1960
doğumluyum. 24 yıl eğitim aldım. Lisansüstü mezunuyum. 28 yıldır seyyar
satıcıyım. Bu durumum ve artı zekat keçisi taklidim nedeniyle, lümpen
proleterya olumsuz davranışlarını bana sergiler hep.
Yine
öyle oldu:
Olay,
27.08.15 21:17 itibarıyla vuku buldu.
Birinci
kasada güvenlikçi vardı. Kendi kendine 5 parçalık olanları, kasasına devat
ediyordu espri yapıyordu kendince. Ben ona yönelince sırıttı ve kasadan kalktı.
İkinci
kasaya geçtim. Kasiyer vardı. Beni görünce, acilen üçüncü kasaya pas etti ve
kasadan kaçtı.
Üçüncü
kasada yine güvenlikçi vardı. 2,99 liralık çekirdeksiz üzümden az aldığım için,
avucumda uzattığım bozuk paralardan 1 lirayı çekti aldı, benimle konuşmaya
tenezzül etmedi. Kasa fişi de vermedi.
Ben bu
arkadaşların kovulmasını istemiyorum. Ancak, haftanın 7 günü Beyoğlu’ndayım. Bu
metni yazdığımı gidip onlara söyleyeceğim.
Ben
yalnızca insan olmalarının, zenginlerin kapıkulluğunu yapmamalarını,
emekçiliklerine öz-saygı duymalarını umuyorum. Sosyalist olmadım hiç,
oto-anarşistim. (Paranın otoritesini tanımam, tanısaydım, banka soyan müdür
olurdum, eğitimim o, BÜ İşletme 1987 mezunuyum çünkü, uzmanlığım da ticari
banka bilançosu.)
Bu
metin, er vyea geç idarecilerin dikkatini çeker, çünkü sosyal medyayı
izlediklerini biliyorum.
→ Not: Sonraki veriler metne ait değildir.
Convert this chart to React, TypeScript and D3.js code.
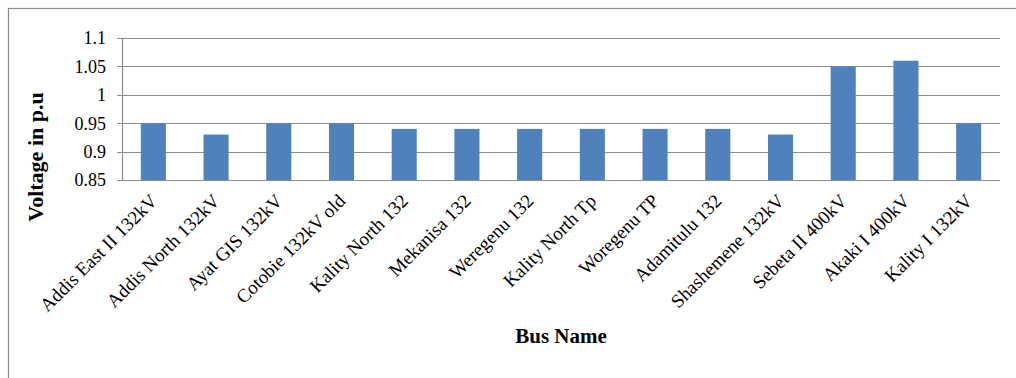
import React from "react";
import * as d3 from "d3";

const busNames: string[] = [
  "Addis East II 132kV",
  "Addis North 132kV",
  "Ayat GIS 132kV",
  "Cotobie 132kV old",
  "Kality North 132",
  "Mekanisa 132",
  "Weregenu 132",
  "Kality North Tp",
  "Woregenu TP",
  "Adamitulu 132",
  "Shashemene 132kV",
  "Sebeta II 400kV",
  "Akaki I 400kV",
  "Kality I 132kV",
];

const voltages: number[] = [
  0.95, 0.93, 0.95, 0.95, 0.94, 0.94, 0.94, 0.94, 0.94, 0.94, 0.93, 1.05, 1.06, 0.95,
];

const yTicks: number[] = [0.85, 0.9, 0.95, 1, 1.05, 1.1];
const yTickLabels: string[] = ["0.85", "0.9", "0.95", "1", "1.05", "1.1"];

const W = 1016;
const H = 378;
const plot = { left: 122, right: 1000, top: 38, bottom: 180 };
const FONT = "'Liberation Serif', 'Times New Roman', serif";
const GRID = "#8c8c8c";
const BAR = "#4f81bd";

export default function App() {
  const x = d3
    .scaleBand<string>()
    .domain(busNames)
    .range([plot.left, plot.right])
    .paddingInner(0.6)
    .paddingOuter(0.3);
  const y = d3.scaleLinear().domain([0.85, 1.1]).range([plot.bottom, plot.top]);

  return (
    <div style={{ position: "absolute", left: 0, top: 0, width: W, height: H }}>
      <svg width={W} height={H} style={{ display: "block", background: "#fff" }}>
        {/* chart frame */}
        <rect x={8.5} y={8.5} width={W + 20} height={H + 20} fill="#fff" stroke={GRID} strokeWidth={1.2} />

        {/* horizontal gridlines with small outside ticks */}
        {yTicks.map((t) => (
          <line
            key={"g" + t}
            x1={plot.left - 5}
            x2={plot.right}
            y1={Math.round(y(t)) + 0.5}
            y2={Math.round(y(t)) + 0.5}
            stroke={GRID}
            strokeWidth={1.2}
          />
        ))}
        <line
          x1={plot.left + 0.5}
          x2={plot.left + 0.5}
          y1={plot.top}
          y2={plot.bottom}
          stroke={GRID}
          strokeWidth={1.2}
        />

        {/* y tick labels */}
        {yTicks.map((t, i) => (
          <text
            key={"l" + t}
            x={106}
            y={y(t)}
            dy="0.35em"
            textAnchor="end"
            fontFamily={FONT}
            fontSize={18}
            fill="#000"
          >
            {yTickLabels[i]}
          </text>
        ))}

        {/* bars */}
        {busNames.map((name, i) => (
          <rect
            key={name}
            x={x(name)}
            y={y(voltages[i])}
            width={x.bandwidth()}
            height={y(0.85) - y(voltages[i])}
            fill={BAR}
          />
        ))}

        {/* category labels */}
        {busNames.map((name) => {
          const cx = (x(name) as number) + x.bandwidth() / 2;
          return (
            <text
              key={"c" + name}
              transform={`translate(${cx + 5},${202}) rotate(-45)`}
              textAnchor="end"
              fontFamily={FONT}
              fontSize={19}
              fill="#000"
            >
              {name}
            </text>
          );
        })}

        {/* axis titles */}
        <text
          transform={`translate(43,157) rotate(-90)`}
          textAnchor="middle"
          fontFamily={FONT}
          fontSize={22}
          fontWeight="bold"
          fill="#000"
        >
          Voltage in p.u
        </text>
        <text
          x={561}
          y={343}
          textAnchor="middle"
          fontFamily={FONT}
          fontSize={21}
          fontWeight="bold"
          fill="#000"
        >
          Bus Name
        </text>
      </svg>
    </div>
  );
}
Dava açmaktan o o çocukları kovmaya değişen tüm
yelpazedeki davranışlardan herhangi birini yapsalar şaşmam.
‘Shit-Will-Age
İstanbul’, bir üçlemenin üçüncü kitabı ve bu metin de orada yerini alacak.
Birincisi İstanbul Banallik Atlası. İkincisi Lümpenlerin İstilası. Bana bu
projeyi yazdıran dürtü, Temmuz 2014’te Kasımpaşa Parkı’nda açıkhavada yattığım
süre içinde geldi. 2 kitap yazıldı. Bunun da, beşte biri yazıldı.
Yeni Orta
Çağ’ın 1.-2 Cumhuriyet arasındaki yeni bir Fetret Devri dönemindeyiz Aralık
2013’ten beridir. İnsanlar toplu delilik histerisinde. Bugün bu yaşadığım
anekdot da, benim için bu anlamı taşıyor. İnsanlar, bir sırıtmayla ölene dek
işsiz kalabileceklerine henüz aymadılar. Kapitalizm, ‘çalışmak özgürleştirir’
aşamasında. Süpermarket emekçileri, günde 16 saat çalıştırılıyorlar, her gün 20
tanesinde bizzat izliyorum.
Göreceğim,
göreceğiz. Yazacağım sonucu.
Dipnot:
Şu anki imajım, internet fotomun aynısı ama saçlarım 1 numara. Bir de, tam bir
evsiz gibi yürüyorum. Ancak, giysilerim temiz ve üzerim parfümlü.